Obtaining accurate transportation modes of urban residents serves as a cornerstone for building sustainable cities, providing essential foundation for urban planning, transportation governance, and sustainability evaluation. This is especially critical under the dual challenges of escalating traffic congestion and the pressing need for low-carbon development. With the emergence of the internet and the widespread popularity of smartphones, MPL data have become an important data source for recognizing urban residents’ transportation modes. Currently, the positioning uncertainty of MPL data and the selection of travel features are the key issues in urban residents’ transportation mode recognition based on MPL data. Although many studies have addressed these issues, problems such as insufficient consideration of travel features of transportation modes, low accuracy of MPL data, and lack of effective evaluation of recognition results still exist. In this study, we consider the self-localization features of MPL data and the behavioral features of urban residents’ travel choices, proposing a set of methods for recognizing urban residents’ transportation modes to solve the issues faced by the existing methods. Firstly, we construct the urban residents’ precise moving segments to address the positioning uncertainty issues of MPL data. This stage aims to improve the spatiotemporal density and quality of residents’ travel trajectories, providing basic data for subsequent transportation mode recognition. Secondly, we construct a comprehensive feature parameter system for recognizing urban residents’ transportation modes from three aspects, which addresses the problem of insufficient consideration of the relevant geographical environment features and navigation features in existing methods. Thirdly, we construct a transportation mode recognition model based on XGBoost, comparing it with the classic unsupervised learning algorithm SOM and the optimal recognition model RF in existing studies. The results demonstrate that samples processed with trajectory interpolation and containing comprehensive feature parameters achieve optimal performance in the XGBoost-based transportation mode recognition model. Furthermore, using real labels derived from synchronously collected travel logs that document transportation modes, we validated the recognition results, thereby mitigating the limitation of insufficient evaluation in existing studies.

The contributions of this study are twofold: theoretical and methodological.
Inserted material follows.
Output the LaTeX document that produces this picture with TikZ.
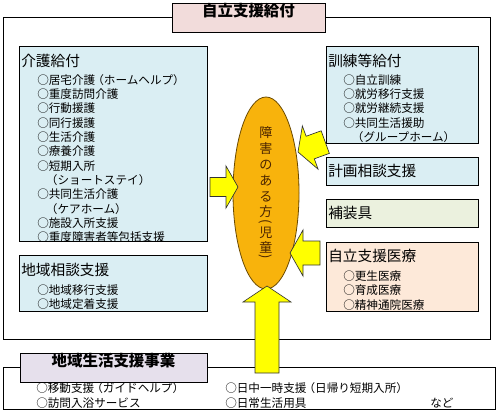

Theoretically, we advance the feature system for transportation mode recognition by integrating geographical context and real-time navigation parameters, thereby constructing a comprehensive set of influencing factors spanning three dimensions: spatiotemporal features, geographical environment features, and navigation features. This approach addresses a critical gap in existing research—specifically, the frequent oversight of geographical constraints and real-time traffic conditions—and thereby mitigates the misclassification of travel modes in complex urban environments. Methodologically, we propose a multi-step analytical framework. First, it resolves the inherent positioning uncertainty in MPL data via a hybrid technique combining road network matching and trajectory interpolation. Subsequently, a comprehensive set of feature indicators is established through systematic synthesis of key factors influencing travel behavior. Finally, a recognition model is constructed and trained using the XGBoost algorithm. This integrated framework effectively overcomes core limitations of traditional methods, including positional inaccuracy and inadequate feature representation, leading to great improvements in the accuracy and reliability of traffic mode recognition. Furthermore, this method not only improves the accuracy of transportation mode recognition, but also provides critical data and decision-making foundation for building low-carbon, efficient, and sustainable cities. It assists urban planners in optimizing transportation infrastructure and promoting green travel, thereby promoting the development of urban transportation towards a more environmentally friendly and resource-conserving direction.